How to know if it is working
Do not judge this only by raw click growth. Watch for:
- Higher conversion rate on segmented destinations
- Lower bounce rate for mobile or region-specific visitors
- More time on page for audiences sent to the right content
- Better QR campaign performance without changing the code itself
If a segment is too small to judge, leave it alone for now. Good routing is about obvious wins first.
Who should do this today
This is especially useful for:
- Solo creators with one link doing too many jobs
- Small businesses using QR codes in stores or events
- Agencies managing campaigns across channels
- Ecommerce brands with international traffic
- B2B teams sending the same link in social and email
If you already have decent traffic and a modern link tool, you are probably closer than you think.
At a Glance: Comparison
| Feature/Aspect | Details | Verdict |
|---|---|---|
| Basic short link | One destination for every visitor, simple click counts, little context | Fine for tiny campaigns, weak for mixed audiences |
| Analytics-assisted smart link | Uses device, geography, source, and real-time trends to guide routing decisions | Best balance of simplicity and performance |
| Overbuilt routing setup | Too many rules, too many pages, hard to maintain, easy to break | Avoid unless you have serious scale and dedicated ops support |
Conclusion
Short links should not be passive little doorways.

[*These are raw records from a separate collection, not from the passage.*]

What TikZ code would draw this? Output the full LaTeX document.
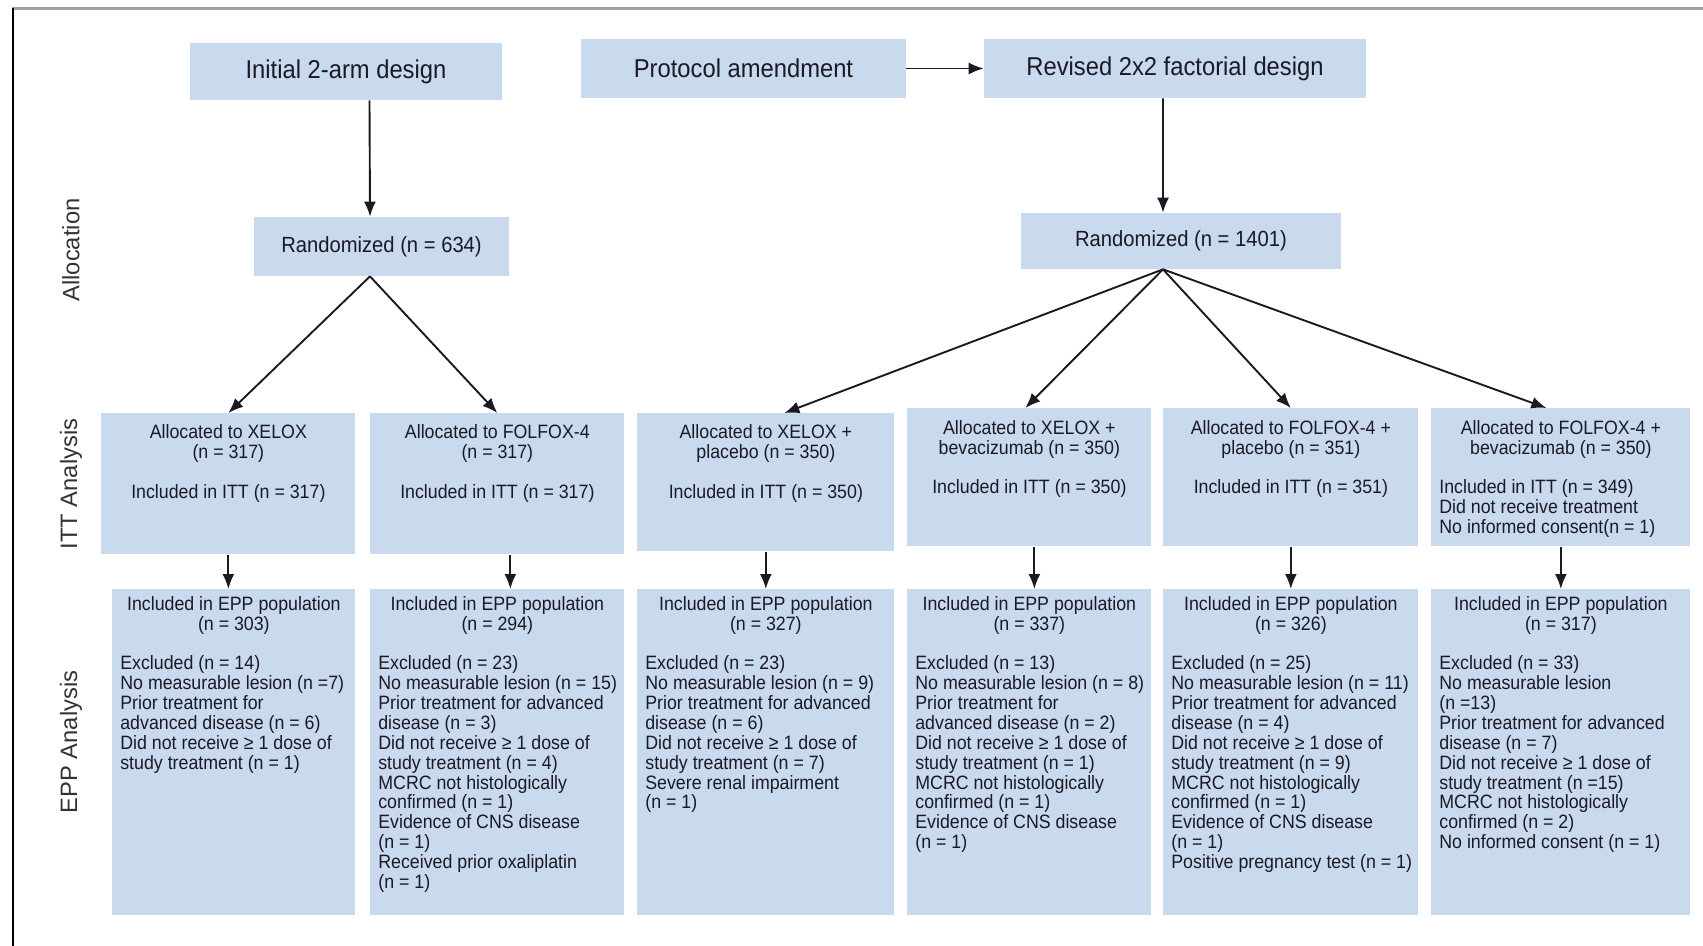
\documentclass[tikz,border=0pt]{standalone}
\usepackage{fontspec}
\setmainfont{Liberation Sans}[FakeStretch=0.92]
\newfontfamily\sidefont{Liberation Sans}
\usepackage{tikz}
\usetikzlibrary{arrows.meta, positioning, calc}
\definecolor{cellblue}{HTML}{C9D9EE}
\definecolor{inkdark}{HTML}{1A1A24}
\definecolor{framegrey}{HTML}{A0A0A0}
\newlength{\px}
\setlength{\px}{0.02cm}
\newcommand{\cellbox}[4][0]{%
  \parbox[c][\dimexpr#3\px-14\px\relax][t]{\dimexpr#2\px-16\px\relax}{%
    \vspace*{#1\px}\rightskip=-2em plus 1fil\relax #4\par}}

\begin{document}
\begin{tikzpicture}[x=0.02cm, y=-0.02cm,
    hdr/.style={fill=cellblue, text=inkdark, inner sep=0pt,
      font=\fontsize{14.7}{16}\selectfont},
    randbox/.style={hdr, font=\fontsize{12.5}{14}\selectfont},
    cell/.style={anchor=north west, fill=cellblue, text=inkdark,
      inner xsep=0.16cm, inner ysep=0.14cm,
      font=\fontsize{11}{11.3}\selectfont},
    side/.style={rotate=90, text=black!80,
      font=\sidefont\fontsize{13.5}{15}\selectfont},
    arr/.style={draw=inkdark, line width=0.038cm,
      -{Latex[length=0.3cm, width=0.24cm]}}]
  \useasboundingbox (0,0) rectangle (1703,946);
  \draw[framegrey, line width=0.06cm] (12,9) -- (1703,9);
  \draw[black, line width=0.04cm] (13,8) -- (13,946);

  \node[side] (lalloc) at (71,250) {Allocation};
  \node[side] (litt) at (71,484) {ITT Analysis};
  \node[side] (lepp) at (71,742) {EPP Analysis};

  \node[hdr, minimum width=6.26cm, minimum height=1.14cm] (init) at (346,71.5) {Initial 2-arm design};
  \node[hdr, minimum width=6.5cm, minimum height=1.18cm] (amend) at (743.5,68.5) {Protocol amendment};
  \node[hdr, minimum width=7.64cm, minimum height=1.18cm] (revised) at (1175,68.5) {Revised 2x2 factorial design};
  \node[randbox, minimum width=5.1cm, minimum height=1.18cm] (rand1) at (381.5,246.5) {Randomized (n = 634)};
  \node[randbox, minimum width=6.4cm, minimum height=1.12cm] (rand2) at (1181,241) {Randomized (n = 1401)};

  \node[cell] (itt1) at (101,413) {\cellbox[4.5]{254}{141}{{\centering Allocated to XELOX\\(n = 317)\\[\baselineskip]Included in ITT (n = 317)\par}}};
  \node[cell] (itt2) at (370,413) {\cellbox[4.5]{254}{141}{{\centering Allocated to FOLFOX-4\\(n = 317)\\[\baselineskip]Included in ITT (n = 317)\par}}};
  \node[cell] (itt3) at (637,413) {\cellbox[4.5]{257}{138}{{\centering Allocated to XELOX +\\placebo (n = 350)\\[\baselineskip]Included in ITT (n = 350)\par}}};
  \node[cell] (itt4) at (907,408) {\cellbox[5]{244}{138}{{\centering Allocated to XELOX +\\bevacizumab (n = 350)\\[\baselineskip]Included in ITT (n = 350)\par}}};
  \node[cell] (itt5) at (1163,408) {\cellbox[5]{255}{138}{{\centering Allocated to FOLFOX-4 +\\placebo (n = 351)\\[\baselineskip]Included in ITT (n = 351)\par}}};
  \node[cell] (itt6) at (1431,408) {\cellbox[5]{259}{138}{{\centering Allocated to FOLFOX-4 +\\bevacizumab (n = 350)\par}\vspace{\baselineskip}
    Included in ITT (n = 349)\\Did not receive treatment\\No informed consent(n = 1)}};

  \node[cell] (epp1) at (112,589) {\cellbox{243}{326}{{\centering Included in EPP population\\(n = 303)\par}\vspace{\baselineskip}
    Excluded (n = 14)\\No measurable lesion (n =7)\\Prior treatment for\\advanced disease (n = 6)\\Did not receive ≥ 1 dose of\\study treatment (n = 1)}};
  \node[cell] (epp2) at (370,589) {\cellbox{254}{326}{{\centering Included in EPP population\\(n = 294)\par}\vspace{\baselineskip}
    Excluded (n = 23)\\No measurable lesion (n = 15)\\Prior treatment for advanced\\disease (n = 3)\\Did not receive ≥ 1 dose of\\study treatment (n = 4)\\MCRC not histologically\\confirmed (n = 1)\\Evidence of CNS disease\\(n = 1)\\Received prior oxaliplatin\\(n = 1)}};
  \node[cell] (epp3) at (637,589) {\cellbox{257}{326}{{\centering Included in EPP population\\(n = 327)\par}\vspace{\baselineskip}
    Excluded (n = 23)\\No measurable lesion (n = 9)\\Prior treatment for advanced\\disease (n = 6)\\Did not receive ≥ 1 dose of\\study treatment (n = 7)\\Severe renal impairment\\(n = 1)}};
  \node[cell] (epp4) at (907,589) {\cellbox{244}{326}{{\centering Included in EPP population\\(n = 337)\par}\vspace{\baselineskip}
    Excluded (n = 13)\\No measurable lesion (n = 8)\\Prior treatment for\\advanced disease (n = 2)\\Did not receive ≥ 1 dose of\\study treatment (n = 1)\\MCRC not histologically\\confirmed (n = 1)\\Evidence of CNS disease\\(n = 1)}};
  \node[cell] (epp5) at (1163,589) {\cellbox{255}{326}{{\centering Included in EPP population\\(n = 326)\par}\vspace{\baselineskip}
    Excluded (n = 25)\\No measurable lesion (n = 11)\\Prior treatment for advanced\\disease (n = 4)\\Did not receive ≥ 1 dose of\\study treatment (n = 9)\\MCRC not histologically\\confirmed (n = 1)\\Evidence of CNS disease\\(n = 1)\\Positive pregnancy test (n = 1)}};
  \node[cell] (epp6) at (1431,589) {\cellbox{259}{326}{{\centering Included in EPP population\\(n = 317)\par}\vspace{\baselineskip}
    Excluded (n = 33)\\No measurable lesion\\(n =13)\\Prior treatment for advanced\\disease (n = 7)\\Did not receive ≥ 1 dose of\\study treatment (n =15)\\MCRC not histologically\\confirmed (n = 2)\\No informed consent (n = 1)}};

  \draw[arr] (amend) -- (revised);
  \draw[arr] ([xshift=0.47cm]init.south) -- ([xshift=-0.23cm]rand1.north);
  \draw[arr] ([xshift=-0.24cm]revised.south) -- ([xshift=-0.36cm]rand2.north);
  \draw[arr] ([xshift=-0.23cm]rand1.south) -- (itt1.north);
  \draw[arr] ([xshift=-0.23cm]rand1.south) -- (itt2.north);
  \foreach \t/\dx in {itt3/0.37, itt4/-0.08, itt5/0, itt6/-0.29}
    \draw[arr] ([xshift=-0.36cm]rand2.south) -- ([xshift=\dx cm]\t.north);
  \foreach \i/\dx in {1/0, 2/0.26, 3/0, 4/0.1, 5/0, 6/0}
    \draw[arr] ([xshift=\dx cm]itt\i.south) -- ([xshift=\dx cm]itt\i.south |- epp\i.north);
\end{tikzpicture}
\end{document}
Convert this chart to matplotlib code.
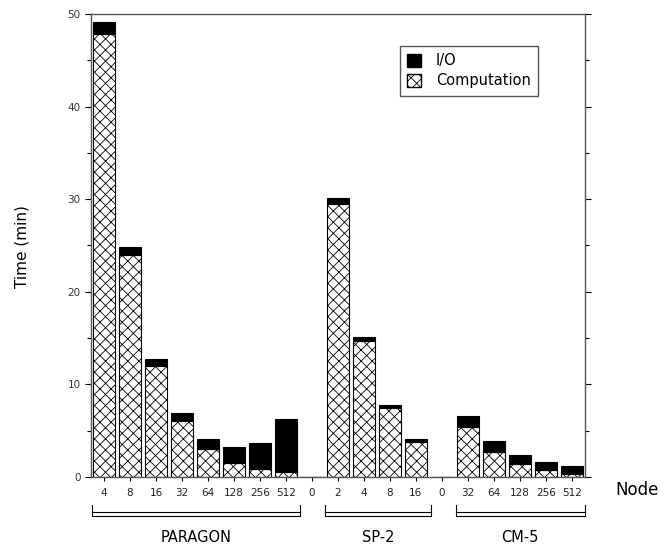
import numpy as np
import matplotlib
matplotlib.use('Agg')
import matplotlib.pyplot as plt
from matplotlib.patches import Patch

# node counts per machine, '0' slots are the gaps between machines
node_labels = ['4', '8', '16', '32', '64', '128', '256', '512', '0',
               '2', '4', '8', '16', '0',
               '32', '64', '128', '256', '512']
computation = [47.8, 24.0, 12.0, 6.0, 3.0, 1.55, 0.85, 0.55, 0,
               29.5, 14.7, 7.4, 3.8, 0,
               5.4, 2.75, 1.4, 0.75, 0.3]
io_time = [1.3, 0.8, 0.7, 0.9, 1.05, 1.7, 2.8, 5.75, 0,
           0.6, 0.4, 0.35, 0.35, 0,
           1.2, 1.1, 0.95, 0.85, 0.85]
groups = ['PARAGON', 'SP-2', 'CM-5']
group_span = [(-0.46, 7.54), (8.5, 12.58), (13.54, 18.5)]

plt.rcParams['hatch.color'] = '#808080'
plt.rcParams['hatch.linewidth'] = 0.6

fig = plt.figure(figsize=(6.69, 5.48), dpi=100)
ax = fig.add_axes([0.136, 0.1296, 0.738, 0.8449])

ind = np.arange(len(node_labels))
width = 0.85
ax.bar(ind, computation, width, color='white', edgecolor='black',
       hatch='xxx', linewidth=0.8)
ax.bar(ind, io_time, width, bottom=computation, color='black',
       edgecolor='black', linewidth=0.8)

ax.set_xlim(-0.5, 18.5)
ax.set_ylim(0, 50)
ax.set_xticks(ind)
ax.set_xticklabels(node_labels, fontsize=7.5, color='#222222')
ax.set_yticks(np.arange(0, 51, 10))
ax.set_yticks(np.arange(5, 50, 10), minor=True)
ax.tick_params(axis='y', labelsize=7.5, labelcolor='#333333', length=4, width=0.8,
               right=True, which='both')
ax.tick_params(axis='y', which='minor', length=3)
ax.tick_params(axis='x', length=3, width=0.8, pad=5)
for sp in ax.spines.values():
    sp.set_color('#555555')
    sp.set_linewidth(1.0)

fig.text(0.033, 0.55, 'Time (min)', rotation=90, fontsize=11,
         ha='center', va='center')
fig.text(0.953, 0.105, 'Node', fontsize=12, ha='center', va='center')

# group brackets below the tick labels
tr = ax.get_xaxis_transform()
for name, (x0, x1) in zip(groups, group_span):
    ax.plot([x0, x0, x1, x1], [-0.0605, -0.0842, -0.0842, -0.0605],
            transform=tr, color='black', lw=0.8, clip_on=False)
    ax.plot([x0, x1], [-0.0756, -0.0756], transform=tr, color='black',
            lw=0.8, clip_on=False)
    ax.text((x0 + x1) / 2, -0.13, name, transform=tr, fontsize=10.5,
            ha='center', va='center')

handles = [Patch(facecolor='black', edgecolor='black', label='I/O'),
           Patch(facecolor='white', edgecolor='black', hatch='xxx',
                 label='Computation')]
ax.legend(handles=handles, loc='upper left', bbox_to_anchor=(0.625, 0.931),
          borderaxespad=0, fancybox=False, edgecolor='#555555', framealpha=1,
          fontsize=10.5, handlelength=1.0, handleheight=1.0, borderpad=0.5,
          labelspacing=0.35, handletextpad=1.0)

fig.savefig('out.png', dpi=100)
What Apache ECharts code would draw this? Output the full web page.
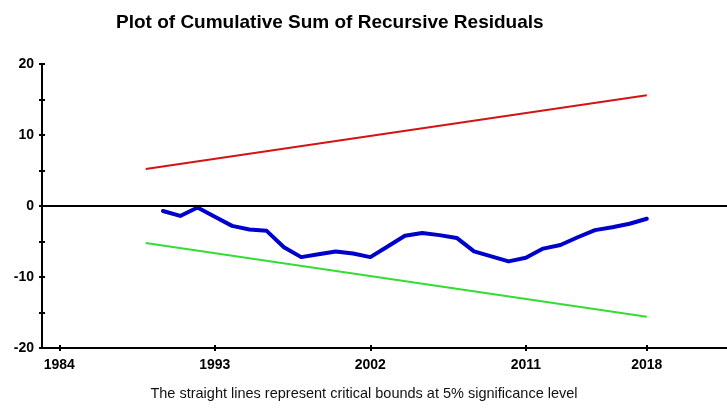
<!DOCTYPE html>
<html>
<head>
<meta charset="utf-8">
<script src="https://cdn.jsdelivr.net/npm/echarts@6/dist/echarts.min.js"></script>
<style>
  html, body { margin: 0; padding: 0; background: #ffffff; }
  #chart { width: 727px; height: 409px; }
</style>
</head>
<body>
<div id="chart"></div>
<script>
// CUSUM of recursive residuals, with 5% critical bounds
const cusumYears = [1990, 1991, 1992, 1993, 1994, 1995, 1996, 1997, 1998, 1999,
                    2000, 2001, 2002, 2003, 2004, 2005, 2006, 2007, 2008, 2009,
                    2010, 2011, 2012, 2013, 2014, 2015, 2016, 2017, 2018];
const cusumValues = [-0.7, -1.4, -0.2, -1.5, -2.8, -3.3, -3.5, -5.8, -7.2, -6.8,
                     -6.4, -6.7, -7.2, -5.7, -4.2, -3.8, -4.1, -4.5, -6.4, -7.1,
                     -7.8, -7.3, -6.0, -5.5, -4.4, -3.4, -3.0, -2.5, -1.8];

// Straight critical bounds: endpoints only
const boundYears = [1989, 2018];
const upperBound = [5.2, 15.6];
const lowerBound = [-5.2, -15.6];

const xTickLabels = [1984, 1993, 2002, 2011, 2018];

const pairs = (xs, ys) => xs.map((x, i) => [x, ys[i]]);

const FONT = 'Liberation Sans, Arial, Helvetica, sans-serif';
const chart = echarts.init(document.getElementById('chart'), null, { renderer: 'canvas' });

const baseX = {
  type: 'value', min: 1983, max: 2022.64, gridIndex: 0,
  splitLine: { show: false }
};
const baseY = {
  type: 'value', min: -20, max: 20, interval: 5, gridIndex: 0,
  splitLine: { show: false }
};

chart.setOption({
  animation: false,
  backgroundColor: '#ffffff',
  title: {
    text: 'Plot of Cumulative Sum of Recursive Residuals',
    left: 111, top: 8,
    textStyle: { fontFamily: FONT, fontSize: 19, fontWeight: 'bold', color: '#000' }
  },
  grid: { left: 42, top: 64, width: 685, height: 284 },
  xAxis: [
    Object.assign({}, baseX, {
      position: 'bottom',
      axisLine: { show: true, onZero: false, lineStyle: { color: '#000', width: 2 } },
      axisTick: { show: true, length: 3, customValues: xTickLabels, lineStyle: { color: '#000', width: 2 } },
      axisLabel: {
        customValues: xTickLabels, margin: 10,
        fontFamily: FONT, fontSize: 14, fontWeight: 'bold', color: '#000',
        formatter: v => String(v)
      }
    }),
    Object.assign({}, baseX, {
      position: 'bottom',
      axisLine: { show: false, onZero: false },
      axisTick: { show: true, inside: true, length: 3, customValues: xTickLabels, lineStyle: { color: '#000', width: 2 } },
      axisLabel: { show: false }
    })
  ],
  yAxis: [
    Object.assign({}, baseY, {
      position: 'left',
      axisLine: { show: true, onZero: false, lineStyle: { color: '#000', width: 2 } },
      axisTick: { show: true, length: 3, lineStyle: { color: '#000', width: 2 } },
      axisLabel: {
        margin: 8, fontFamily: FONT, fontSize: 14, fontWeight: 'bold', color: '#000',
        formatter: v => (v % 10 === 0 ? String(v) : '')
      }
    }),
    Object.assign({}, baseY, {
      position: 'left',
      axisLine: { show: false, onZero: false },
      axisTick: { show: true, inside: true, length: 3, lineStyle: { color: '#000', width: 2 } },
      axisLabel: { show: false }
    })
  ],
  graphic: [{
    type: 'text',
    x: 364, y: 394,
    style: {
      text: 'The straight lines represent critical bounds at 5% significance level',
      fontFamily: FONT, fontSize: 14.5, fill: '#111',
      textAlign: 'center', textVerticalAlign: 'middle'
    }
  }],
  series: [
    {
      name: 'Upper bound', type: 'line', data: pairs(boundYears, upperBound),
      showSymbol: false, lineStyle: { color: '#d41414', width: 2 }
    },
    {
      name: 'Lower bound', type: 'line', data: pairs(boundYears, lowerBound),
      showSymbol: false, lineStyle: { color: '#33dd33', width: 2 }
    },
    {
      name: 'CUSUM', type: 'line', data: pairs(cusumYears, cusumValues),
      showSymbol: false,
      lineStyle: { color: '#0000cc', width: 4, join: 'round', cap: 'round' },
      markLine: {
        silent: true, symbol: ['none', 'none'], label: { show: false },
        lineStyle: { color: '#000', width: 2, type: 'solid' },
        data: [{ yAxis: 0 }]
      },
      z: 3
    }
  ]
});
</script>
</body>
</html>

They should be helpful traffic guides. That is why this matters right now. AI features in link tools like Bitly Assist and real-time QR and link analytics are already here, but a lot of marketers still treat them like a gimmick instead of a routing brain. If you take one busy link, sort its traffic into a few useful segments, and point each group to a better destination, you can improve results fast without buying another martech tool or rebuilding your tracking stack. For solo creators, small teams, and agencies, that is a rare kind of upgrade. Cheap, quick, and genuinely useful.